Сколько раз он говорил с любовью о К. С., как высоко ценил его талант и умение!
{82} Где, в какой поэме, в какой легенде читал я о том, как Люцифер — первый из ангелов, подняв бунт против Саваофа и «быв низвергнут», продолжает любить его и «источает слезы» по поводу не гибели своей, не отлучения, но по поводу того, что отрешен от возможности лицезреть его?!
Или это из легенды об Агасфере?
[i] Глава написана 29 – 30.V.1946 и выправлена ровно месяц спустя, 30. VI. Сделанная на первой странице автографа краткая запись {391} содержания («Цвейг — Бабель — Толлер — Мейерхольд — Фрейд») была принята при первой публикации за авторский заголовок. Позднее среди черновиков обнаружился сложенный пополам лист, служивший «обложкой» главы, где находится подлинное название с датой написания. Это позволило понять связь между предыдущим текстом об «ужасных родителях» и главой о «духовной семье» Э.

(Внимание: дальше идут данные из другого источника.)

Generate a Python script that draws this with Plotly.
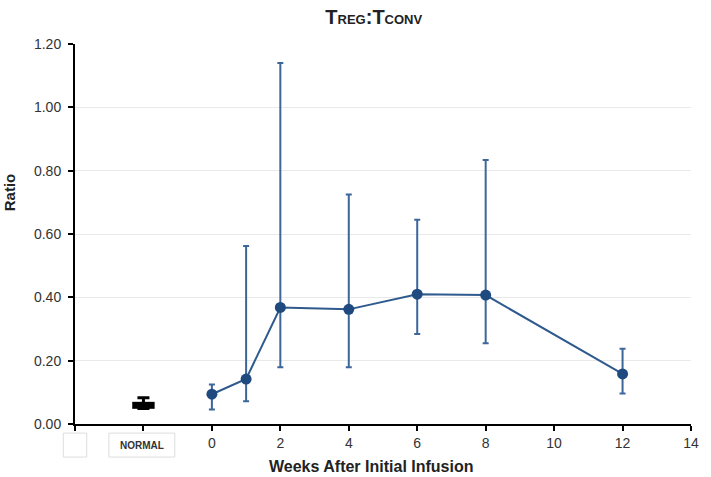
import plotly.graph_objects as go

weeks = [0, 1, 2, 4, 6, 8, 12]
ratio = [0.094, 0.142, 0.368, 0.362, 0.410, 0.407, 0.158]
err_hi = [0.125, 0.562, 1.140, 0.725, 0.645, 0.834, 0.238]
err_lo = [0.046, 0.072, 0.179, 0.179, 0.284, 0.255, 0.096]

normal_x = [-2]
normal_y = [0.059]
normal_hi = [0.083]
normal_lo = [0.049]

tick_vals = [-4, -2, 0, 2, 4, 6, 8, 10, 12, 14]
tick_text = ["", "", "0", "2", "4", "6", "8", "10", "12", "14"]

fig = go.Figure()

fig.add_trace(go.Scatter(
    x=weeks, y=ratio, mode="lines+markers",
    line=dict(color="#2f5a8e", width=2),
    marker=dict(color="#1e4a80", size=11),
    error_y=dict(type="data", symmetric=False,
                 array=[h - v for h, v in zip(err_hi, ratio)],
                 arrayminus=[v - l for v, l in zip(ratio, err_lo)],
                 color="#3d6699", thickness=2, width=3),
    showlegend=False,
))

fig.add_trace(go.Scatter(
    x=normal_x, y=normal_y, mode="markers",
    marker=dict(symbol="line-ew-open", size=16, color="black", line=dict(color="black", width=7)),
    error_y=dict(type="data", symmetric=False,
                 array=[h - v for h, v in zip(normal_hi, normal_y)],
                 arrayminus=[v - l for v, l in zip(normal_y, normal_lo)],
                 color="black", thickness=3, width=6),
    showlegend=False,
))

# label boxes under the first two ticks
fig.add_shape(type="rect", xref="paper", yref="paper", x0=-0.019, x1=0.019, y0=-0.087, y1=-0.024,
              line=dict(color="#dddddd", width=1), fillcolor="white", layer="above")
fig.add_shape(type="rect", xref="paper", yref="paper", x0=0.055, x1=0.162, y0=-0.087, y1=-0.024,
              line=dict(color="#dddddd", width=1), fillcolor="white", layer="above")
fig.add_annotation(x=0.1085, y=-0.056, xref="paper", yref="paper", xanchor="center", yanchor="middle",
                   text="<b>NORMAL</b>",
                   showarrow=False, font=dict(size=10, color="#333333", family="Arial"))

fig.add_annotation(x=-0.107, y=0.61, xref="paper", yref="paper", xanchor="center", yanchor="middle",
                   text="<b>Ratio</b>",
                   textangle=-90, showarrow=False, font=dict(size=15, color="#222222", family="Arial"))
fig.add_annotation(x=0.48, y=-0.111, xref="paper", yref="paper", xanchor="center", yanchor="middle",
                   text="<b>Weeks After Initial Infusion</b>",
                   showarrow=False, font=dict(size=16, color="#222222", family="Arial"))

fig.update_layout(
    width=711, height=477,
    margin=dict(l=75, r=18, t=44, b=53),
    paper_bgcolor="white", plot_bgcolor="white",
    font=dict(family="Arial", size=14, color="#333333"),
    title=dict(text="<b>T<span style='font-size:13px'>REG</span>:T<span style='font-size:13px'>CONV</span></b>",
               xref="paper", x=0.485, xanchor="center", yref="container", y=0.965, yanchor="middle",
               font=dict(size=20, color="#222222", family="Arial")),
    xaxis=dict(range=[-4, 14], tickvals=tick_vals, ticktext=tick_text,
               showgrid=False, zeroline=False, showline=True, linecolor="black", linewidth=2,
               ticks="outside", ticklen=5, tickwidth=2, tickcolor="black"),
    yaxis=dict(range=[0, 1.2], tickvals=[0, 0.2, 0.4, 0.6, 0.8, 1.0, 1.2], tickformat=".2f",
               showgrid=True, gridcolor="#e9e9e9", gridwidth=1, zeroline=False,
               showline=True, linecolor="black", linewidth=2, ticklabelstandoff=4,
               ticks="outside", ticklen=5, tickwidth=2, tickcolor="black"),
)

fig.write_html("out.html", config={"displayModeBar": False},
               post_script="document.body.style.margin='0';document.body.style.overflow='hidden';")
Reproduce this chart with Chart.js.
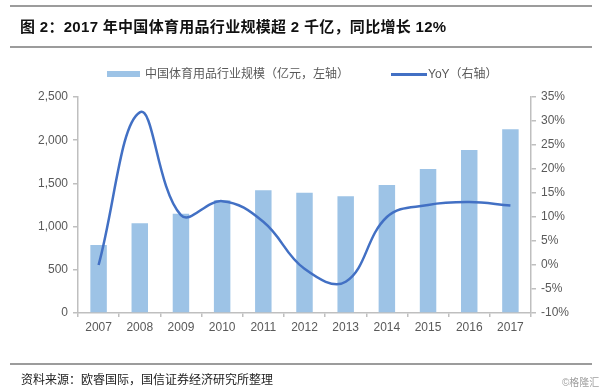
<!DOCTYPE html>
<html>
<head>
<meta charset="utf-8">
<title>2017 年中国体育用品行业规模</title>
<script src="https://cdn.jsdelivr.net/npm/chart.js@4.4.1/dist/chart.umd.min.js"></script>
<style>
  body { margin: 0; background: #fff; }
  #wrap {
    position: relative; width: 600px; height: 388px; overflow: hidden;
    font-family: "Liberation Sans", Arial, "Noto Sans CJK SC", sans-serif;
  }
  #chart { position: absolute; left: 0; top: 0; }
  .rule { position: absolute; left: 10px; width: 582px; height: 2px; background: #9c9c9c; }
  #title {
    position: absolute; left: 20px; top: 17px; line-height: 20px; letter-spacing: 0.3px;
    font-size: 15px; font-weight: bold; color: #111; white-space: nowrap;
  }
  .sw { position: absolute; }
  .lg {
    position: absolute; top: 66px; line-height: 16px; font-size: 12px;
    color: #595959; white-space: nowrap;
  }
  #source {
    position: absolute; left: 21px; top: 372px; line-height: 16px;
    font-size: 12px; color: #222; white-space: nowrap;
  }
  #mark {
    position: absolute; left: 562px; top: 377px; line-height: 12px;
    font-size: 10px; color: #a0a0a0; white-space: nowrap;
  }
</style>
</head>
<body>
<div id="wrap">
  <canvas id="chart" width="600" height="388"></canvas>
  <div class="rule" style="top:5px"></div>
  <div id="title">图 2：2017 年中国体育用品行业规模超 2 千亿，同比增长 12%</div>
  <div class="rule" style="top:46px"></div>

  <div class="sw" style="left:107px;top:71px;width:33px;height:6px;background:#9dc3e6"></div>
  <div class="lg" style="left:145px">中国体育用品行业规模（亿元，左轴）</div>
  <div class="sw" style="left:391px;top:73px;width:36px;height:3px;background:#4270c4"></div>
  <div class="lg" style="left:428px">YoY（右轴）</div>

  <div class="rule" style="top:363px"></div>
  <div id="source">资料来源：欧睿国际，国信证券经济研究所整理</div>
  <div id="mark">©格隆汇</div>
</div>
<script>
// data
const years = ['2007', '2008', '2009', '2010', '2011', '2012', '2013', '2014', '2015', '2016', '2017'];
const industrySize = [787, 1038, 1149, 1304, 1420, 1393, 1350, 1481, 1667, 1887, 2126]; // 亿元
const yoy = [0, 31.8, 10.4, 13.3, 9.0, -0.8, -3.5, 10.0, 12.5, 13.1, 12.4]; // %

const sizeLabel = '中国体育用品行业规模（亿元，左轴）';
const yoyLabel = 'YoY（右轴）';

const axisGrey = '#bfbfbf';
const tickFont = { family: '"Liberation Sans", Arial, sans-serif', size: 12 };

const axisGrid = {
  drawOnChartArea: false,
  drawTicks: true,
  tickLength: 5,
  color: axisGrey,
  lineWidth: 1.5,
};
const axisBorder = { color: axisGrey, width: 1.5 };

new Chart(document.getElementById('chart'), {
  type: 'bar',
  data: {
    labels: years,
    datasets: [
      {
        type: 'line',
        label: yoyLabel,
        data: yoy,
        yAxisID: 'y1',
        borderColor: '#4270c4',
        borderWidth: 2.5,
        tension: 0.4,
        pointRadius: 0,
        fill: false,
        order: 0,
      },
      {
        type: 'bar',
        label: sizeLabel,
        data: industrySize,
        yAxisID: 'y',
        backgroundColor: '#9dc3e6',
        barPercentage: 0.4,
        categoryPercentage: 1.0,
        order: 1,
      },
    ],
  },
  options: {
    responsive: false,
    animation: false,
    layout: { padding: { top: 97, left: 0, right: 0, bottom: 0 } },
    plugins: {
      legend: { display: false },
      tooltip: { enabled: false },
    },
    scales: {
      x: {
        offset: true,
        grid: { ...axisGrid, offset: true, tickLength: 4 },
        border: axisBorder,
        ticks: { color: '#595959', font: tickFont, padding: 3, maxRotation: 0 },
        afterFit: (scale) => { scale.height = 75; },
      },
      y: {
        position: 'left',
        min: 0,
        max: 2500,
        grid: axisGrid,
        border: axisBorder,
        ticks: {
          stepSize: 500,
          color: '#595959',
          font: tickFont,
          padding: 5,
          callback: (v) => v.toLocaleString('en-US'),
        },
        afterFit: (scale) => { scale.width = 78; },
      },
      y1: {
        position: 'right',
        min: -10,
        max: 35,
        grid: axisGrid,
        border: axisBorder,
        ticks: {
          stepSize: 5,
          color: '#595959',
          font: tickFont,
          padding: 5,
          callback: (v) => v + '%',
        },
        afterFit: (scale) => { scale.width = 69; },
      },
    },
  },
});
</script>
</body>
</html>
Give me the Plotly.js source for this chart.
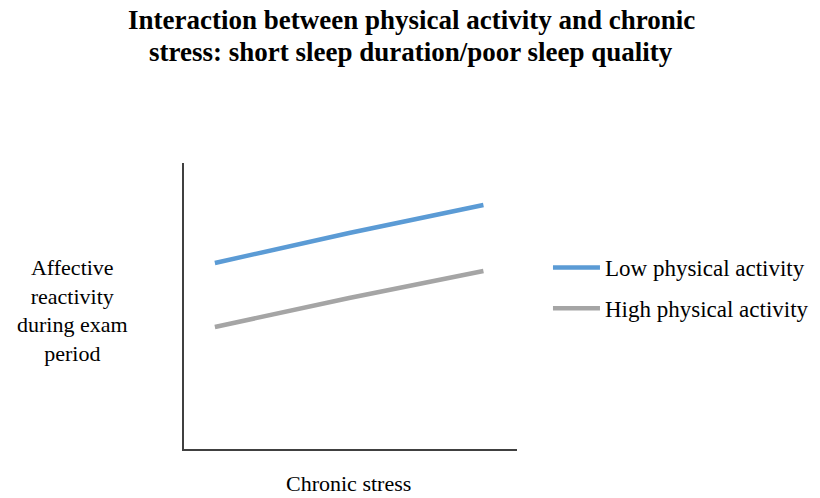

[ii] Визит Теодора Драйзера к Э. состоялся 16.XI.1927. В книге «Dreiser looks at Russia» (1928, в библиотеке Э. сохранился немецкий перевод — «Sowjet-Russland», 1929) об этом визите, в частности, написано: «Входя, я заметил, что он владеет самой широкой и удобной кроватью из всех, какие я встретил в России, и я позавидовал ему, так как мне до сих пор попадались лишь узкие и весьма неудобные. Он улыбнулся и объяснил, что эту роскошную вещь он купил в американской сельхозартели под Москвой, куда он попал для киносъемок».
[iii] Стефан Цвейг приезжал в Москву в сентябре 1928 г. на празднование столетия со дня рождения Л. Н. Толстого. Среди юбилейных мероприятий было и торжественное заседание в Большом театре.
[iv] «Афинская школа» — фреска Рафаэля Санцио в Ватикане, изображающая беседу мудрецов Академии Платона. Имя Фрейда Зигмунд ассоциируется у Э. с именем героя оперы Вагнера «Валькирия».
[v] Э. неточен: женой фиванского царя Лайоса (Лайя) была Иокаста, которая, согласно мифу, стала женой своего сына Эдипа, убившего отца.
[vi] В архиве Э. сохранилась записка жены Мейерхольда Зинаиды Райх: «Сережа! Когда Мейерхольд почувствовал себя самостоятельным художником, он ушел от Станиславского». Причиной «изгнания» был не просто сам факт работы Э. в театре Пролеткульта (которую он не прерывал в течение всей учебы у Мейерхольда), но и известная ревность к дерзким проектам Ученика, иногда более радикальным, чем «левые эксперименты» Учителя. «Ад», который пережил Э. в «раю» Мейерхольда, был связан с инспирированными слухами о «плагиатах». Иван Аксенов, педагог школы Мейерхольда и первый биограф Э., пишет об этом мучительном для Ученика периоде: «То, что год тому назад считалось распространением влияния ГВЫРМа за его пределы и признавалось полезным, в данное время определялось как двурушничество, разбазаривание коллективной собственности, похищение производственного секрета и квалифицировалось как преступление» (Аксенов И. А. Сергей Эйзенштейн. Портрет художника. {392} М., ВТПО «Киноцентр», 1991, с. 34). Оскорбительные слухи подготовили решение Э. уйти от Мейерхольда, записка З. Райх превратила это намерение в «изгнание», в то же время «польстив» ему как «самостоятельному художнику».
[vii] Мейерхольд ставил «Привидения» с труппой «Товарищества новой драмы» дважды: в 1904 г. — в Херсоне, и в 1906 г. — в Полтаве.
[viii] Мейерхольд в 1902 г. покинул Московский Художественный театр, где был актером с года его основания (1898). Поводом послужил конфликт с дирекцией театра (невключение Мейерхольда в число «пайщиков») и слухи о том, будто шиканье публики на премьере пьесы Владимира Немировича-Данченко «В мечтах» было организовано Мейерхольдом. Подлинной причиной ухода было недовольство Мейерхольда репертуаром и постановочным стилем МХТ и стремление к самостоятельной режиссерской деятельности.